Example of success: I’ve gone to restaurant Black Market in Indy after a bit of a hiatus, and I am really impressed. Great food they make from scratch, great drinks, servers who actually seem into their jobs, great atmosphere, and the kicker is that it isn’t even that expensive. It’s trendy without being an asshole about it. I’d take this place over 95% of the high-end joints in NYC (and I love dining out in NYC). The place is pretty packed at night and on the weekends. We all know places like this that do everything right. And we go back. Most restaurants and businesses for that matter don’t really even try.

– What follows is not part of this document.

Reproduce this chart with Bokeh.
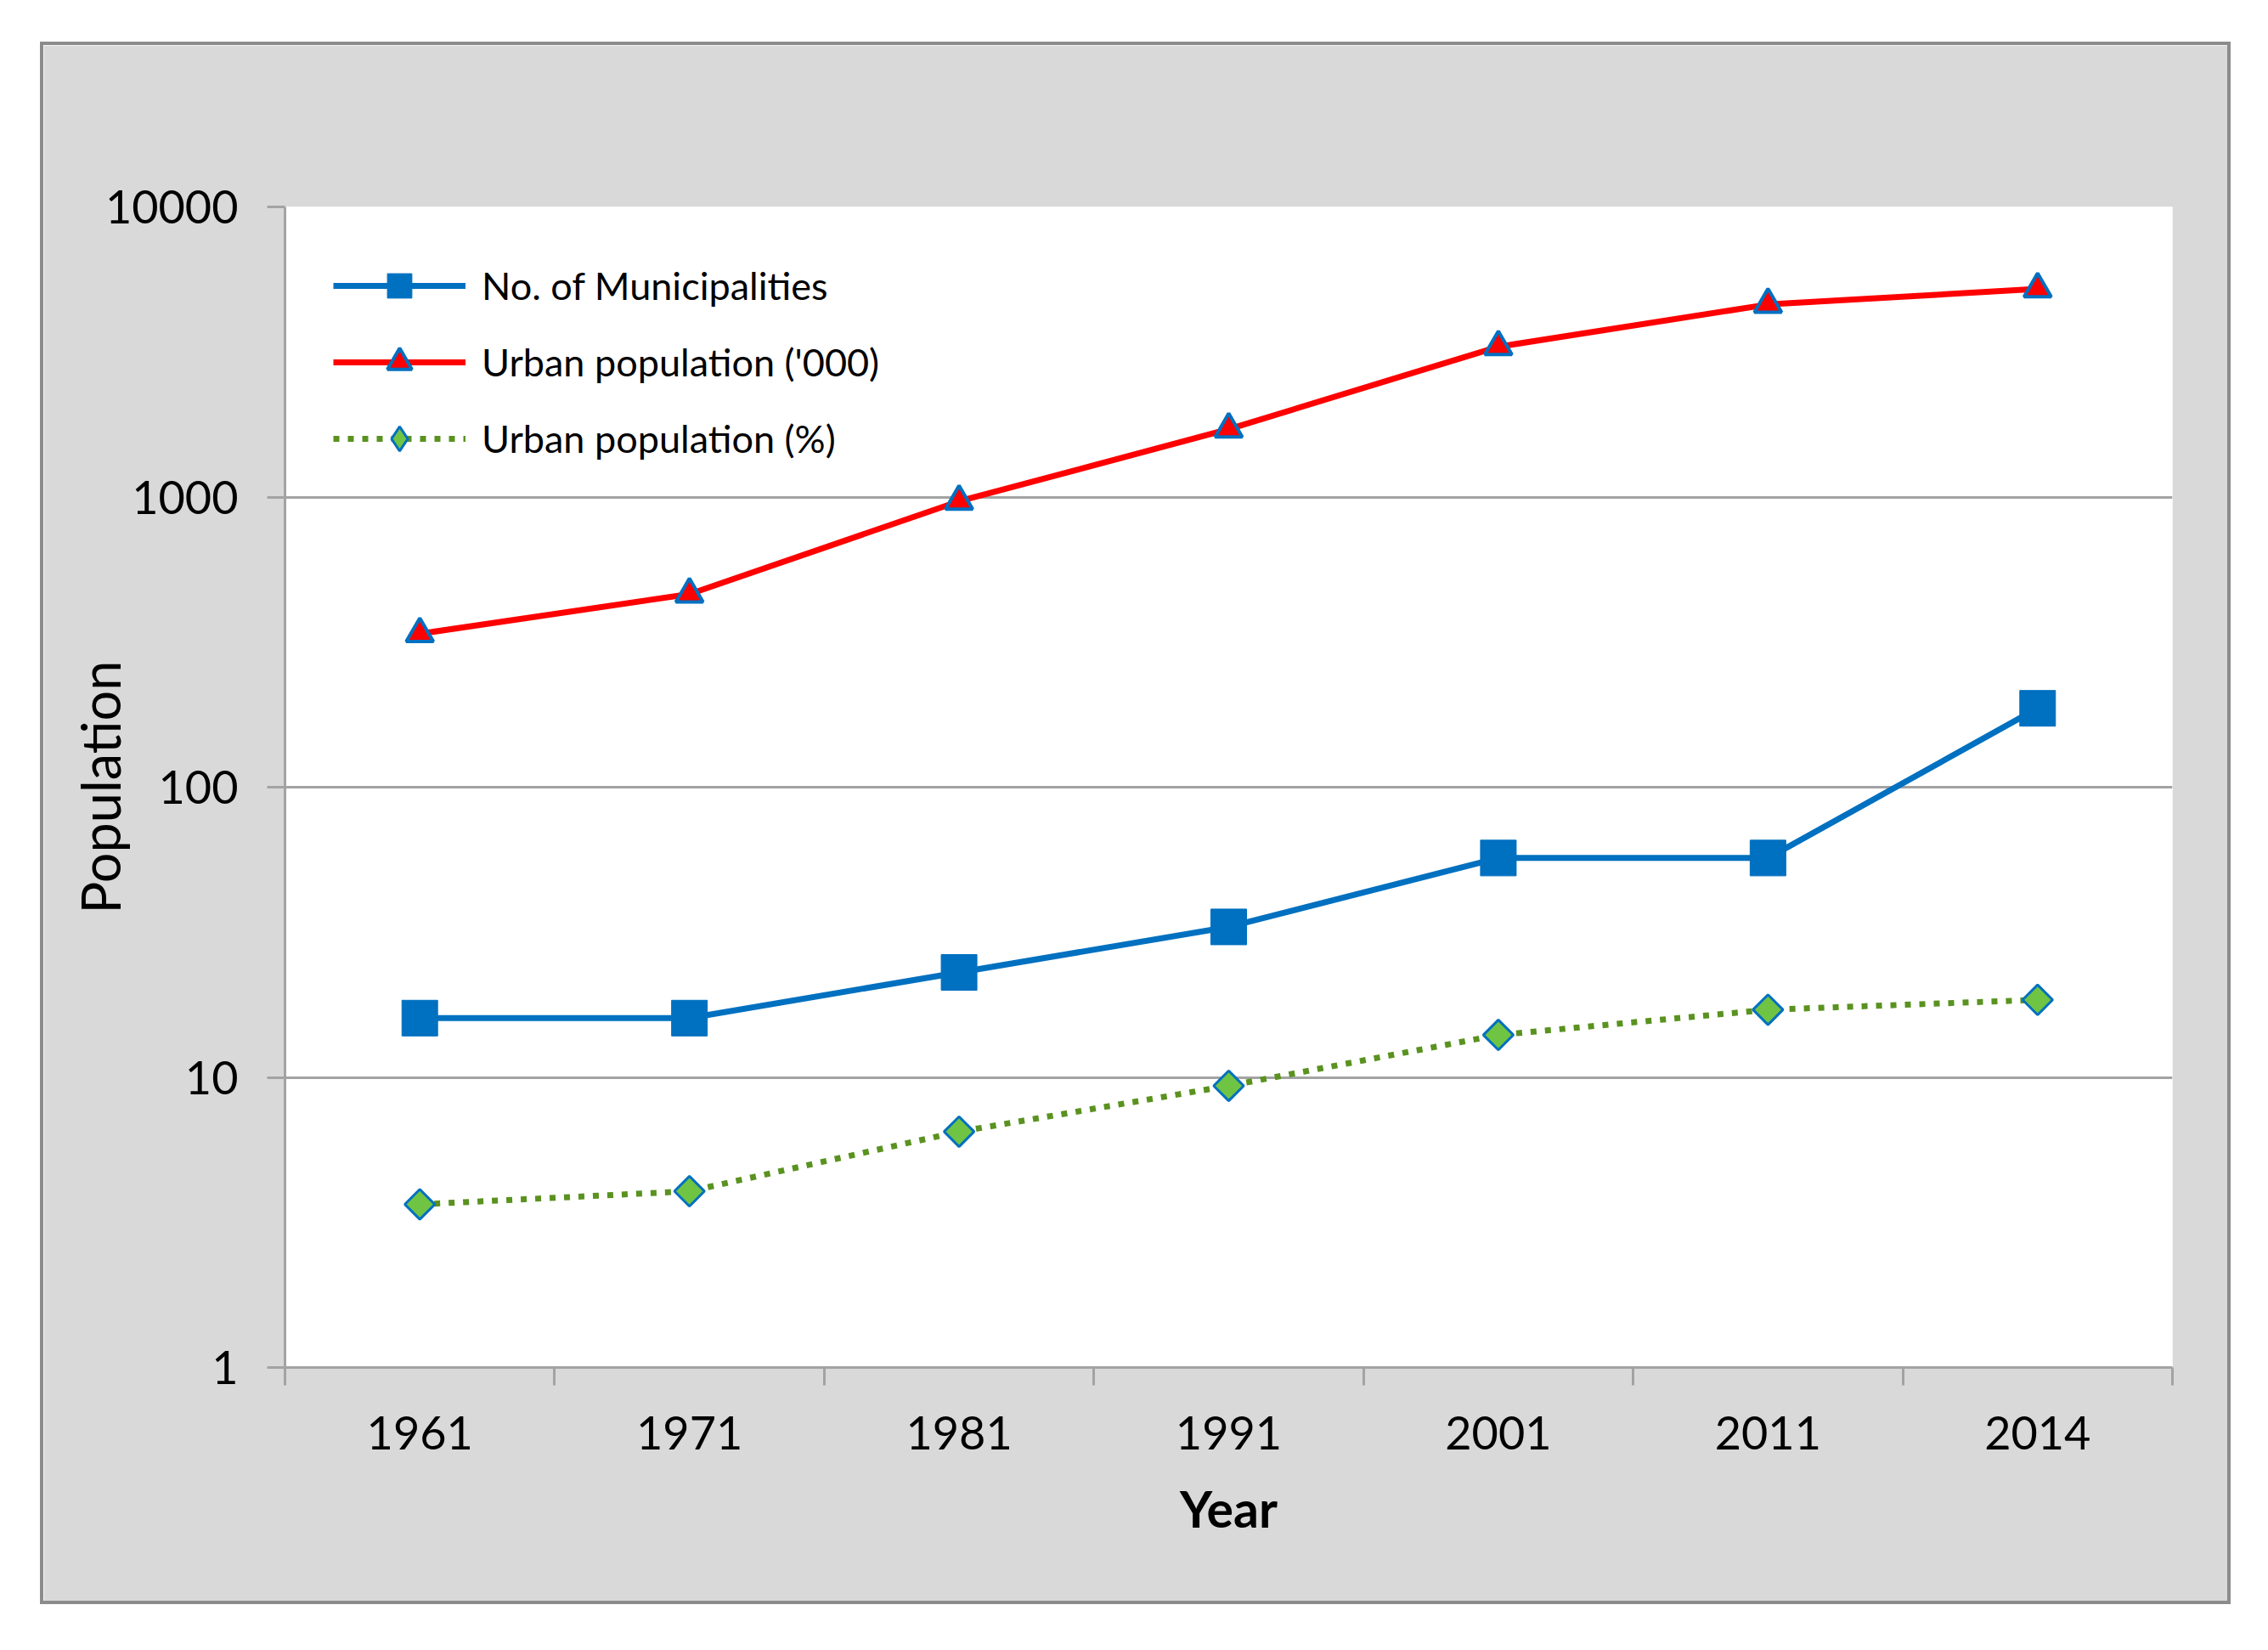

• Advertise first and foremost to the people who already care deeply. People enjoy reading marketing literature when they are into something. Get that content up online and talk to people in a non-fake, non-corporate way. People will come to your content. Note: This doesn’t apply to a whole bunch of products. I.e., no one’s going to read a blog or social media posts about toilet paper. Put ads where people are going to be eager to see them. E.g., if you make high-end camera lenses, (some) people will read your ad if it’s in a camera magazine. Does even this kind of advertising work very well? Probably not, but it’s about all there is left.
Example of success: Vine and Table in Indy sends out a good newsletter with products they get in that are truly curated by knowledgeable people and written about well. I’ve ordered three things based on their emails. It’s useful content, not spam.
• If you can truly do interactive stuff like online communities or social media in an organic (i.e., related to the product, not just tacked on) way, do so. How often is this effective? Probably not very much.
Example of success: Beer Advocate has a good site where you can rate beer and read ratings, etc. It’s not run by a beer company (that I know of), but it’s an example of getting people who give a shit about a product category to come together and, in essence, advertise to each other.
The above is long but I felt like getting my thoughts down on the matter. Thanks for reading, and I eagerly await your own insights!